Identification and Inference in Nonlinear Dynamic Network Models
For econometricians and economists studying network effects in dynamic systems, this paper provides rigorous identification conditions and inference methods for nonlinear network models.
The paper studies identification and inference in nonlinear dynamic systems with unknown interaction networks, showing that network structure is not generically identified and requires sufficient spectral heterogeneity. It provides necessary and sufficient conditions for identification, proposes a semiparametric estimator with asymptotic theory, and develops tests for network dependence.

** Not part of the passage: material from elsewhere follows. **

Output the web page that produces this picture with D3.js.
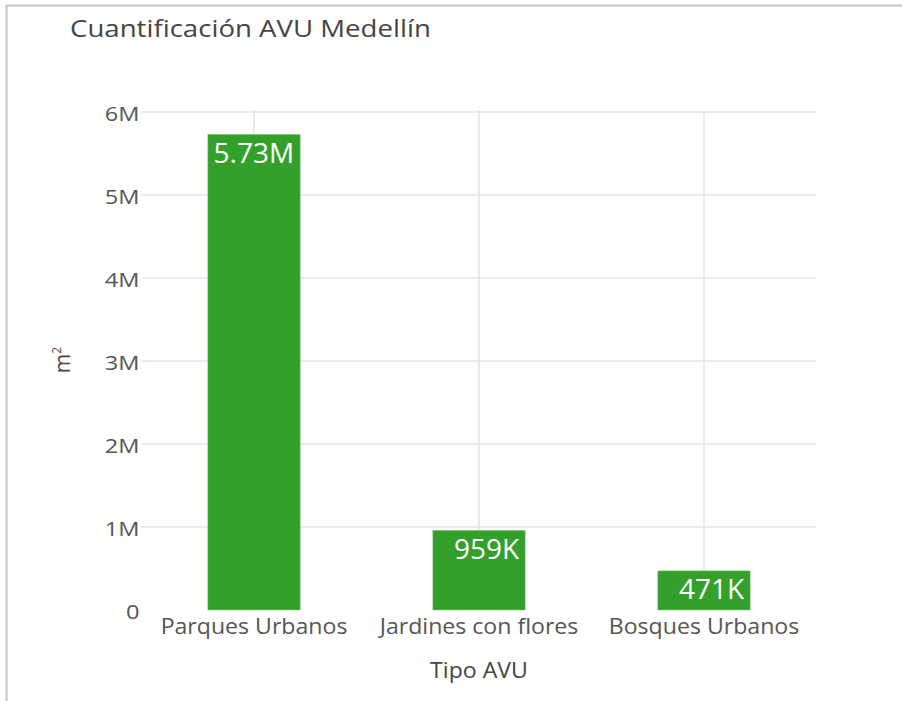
<!DOCTYPE html>
<html>
<head>
<meta charset="utf-8">
<script src="https://cdn.jsdelivr.net/npm/d3@7"></script>
<style>
  body { margin: 0; background: #fff; }
  text { font-family: "Open Sans", "Noto Sans", sans-serif; }
</style>
</head>
<body>
<script>
// Chart data
var categories = ["Parques Urbanos", "Jardines con flores", "Bosques Urbanos"];
var areaValues = [5730000, 959000, 471000];
var valueLabels = ["5.73M", "959K", "471K"];
var yTicks = [0, 1e6, 2e6, 3e6, 4e6, 5e6, 6e6];
var yTickLabels = ["0", "1M", "2M", "3M", "4M", "5M", "6M"];

const width = 902;
const height = 701;
const plotLeft = 141.5;
const plotRight = 816.5;
const plotTop = 110;
const plotBottom = 610;

// Stretches text horizontally (the reference lettering is a bit wide)
let stretch = (sel, k) => {
    sel.each(function () {
        let len = this.getComputedTextLength();
        d3.select(this)
            .attr("textLength", len * k)
            .attr("lengthAdjust", "spacingAndGlyphs");
    });
};

// Create main svg element
let svgDoc = d3.select("body")
    .append("svg")
    .attr("width", width)
    .attr("height", height);

// Frame lines (top and left)
svgDoc.append("line")
    .attr("x1", 6).attr("y1", 5.5)
    .attr("x2", width).attr("y2", 5.5)
    .attr("stroke", "#c4c4c4").attr("stroke-width", 2);
svgDoc.append("line")
    .attr("x1", 6.5).attr("y1", 5)
    .attr("x2", 6.5).attr("y2", height)
    .attr("stroke", "#c4c4c4").attr("stroke-width", 2);

// Scales
let x = d3.scaleBand()
    .domain(categories)
    .range([plotLeft, plotRight])
    .paddingInner(0.59)
    .paddingOuter(0.295);

let y = d3.scaleLinear()
    .domain([0, 6.024e6])
    .range([plotBottom, plotTop]);

// Horizontal grid lines
svgDoc.append("g")
    .selectAll("line")
    .data(yTicks.slice(1))
    .enter()
    .append("line")
    .attr("x1", plotLeft)
    .attr("x2", plotRight)
    .attr("y1", d => y(d))
    .attr("y2", d => y(d))
    .attr("stroke", "#e3e3e3")
    .attr("stroke-width", 1.5);

// Vertical grid lines at the categories
svgDoc.append("g")
    .selectAll("line")
    .data(categories)
    .enter()
    .append("line")
    .attr("x1", d => x(d) + x.bandwidth() / 2)
    .attr("x2", d => x(d) + x.bandwidth() / 2)
    .attr("y1", plotTop)
    .attr("y2", plotBottom)
    .attr("stroke", "#e3e3e3")
    .attr("stroke-width", 1.5);

// Y axis labels
let yAxis = d3.axisLeft(y)
    .tickValues(yTicks)
    .tickFormat((d, i) => yTickLabels[i])
    .tickSize(0)
    .tickPadding(0);

let yAxisG = svgDoc.append("g")
    .attr("transform", `translate(${plotLeft - 2},0)`)
    .call(yAxis);
yAxisG.select(".domain").remove();
yAxisG.selectAll("text")
    .attr("font-size", 20)
    .attr("dy", 8.5)
    .attr("fill", "#555")
    .attr("font-family", "'Open Sans', sans-serif")
    .call(stretch, 1.18);

// X axis labels
let xAxis = d3.axisBottom(x)
    .tickSize(0)
    .tickPadding(0);

let xAxisG = svgDoc.append("g")
    .attr("transform", `translate(0,${plotBottom + 9})`)
    .call(xAxis);
xAxisG.select(".domain").remove();
xAxisG.selectAll("text")
    .attr("font-size", 21)
    .attr("fill", "#555")
    .attr("font-family", "'Open Sans', sans-serif")
    .call(stretch, 1.1);

// Bars
svgDoc.append("g")
    .selectAll("rect")
    .data(areaValues)
    .enter()
    .append("rect")
    .attr("x", (d, i) => x(categories[i]))
    .attr("y", d => y(d))
    .attr("width", x.bandwidth())
    .attr("height", d => y(0) - y(d))
    .attr("fill", "#33a02c")
    .attr("stroke", "#7cc576")
    .attr("stroke-width", 0.5);

// Value labels inside bars
svgDoc.append("g")
    .selectAll("text")
    .data(areaValues)
    .enter()
    .append("text")
    .attr("x", (d, i) => x(categories[i]) + x.bandwidth() - 6)
    .attr("y", d => y(d) + 28.5)
    .attr("text-anchor", "end")
    .attr("font-size", 28)
    .attr("fill", "#fff")
    .text((d, i) => valueLabels[i]);

// Title
svgDoc.append("text")
    .attr("x", 70)
    .attr("y", 37)
    .attr("font-size", 23)
    .attr("fill", "#444")
    .text("Cuantificación AVU Medellín")
    .call(stretch, 1.2);

// X axis title
svgDoc.append("text")
    .attr("x", (plotLeft + plotRight) / 2)
    .attr("y", 678)
    .attr("text-anchor", "middle")
    .attr("font-size", 21)
    .attr("fill", "#444")
    .text("Tipo AVU")
    .call(stretch, 1.1);

// Y axis title
let yTitle = svgDoc.append("text")
    .attr("transform", `translate(70,${(plotTop + plotBottom) / 2}) rotate(-90)`)
    .attr("text-anchor", "middle")
    .attr("font-size", 21)
    .attr("fill", "#444");
yTitle.append("tspan").text("m");
yTitle.append("tspan")
    .attr("font-size", 12)
    .attr("dy", -9)
    .text("2");
</script>
</body>
</html>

We study identification and inference in nonlinear dynamic systems defined on unknown interaction networks. The system evolves through an unobserved dependence matrix governing cross-sectional shock propagation via a nonlinear operator. We show that the network structure is not generically identified, and that identification requires sufficient spectral heterogeneity. In particular, identification arises when the network induces non-exchangeable covariance patterns through heterogeneous amplification of eigenmodes. When the spectrum is concentrated, dependence becomes observationally equivalent to common shocks or scalar heterogeneity, leading to non-identification. We provide necessary and sufficient conditions for identification, characterize observational equivalence classes, and propose a semiparametric estimator with asymptotic theory. We also develop tests for network dependence whose power depends on spectral properties of the interaction matrix. The results apply to a broad class of economic models, including production networks, contagion models, and dynamic interaction systems.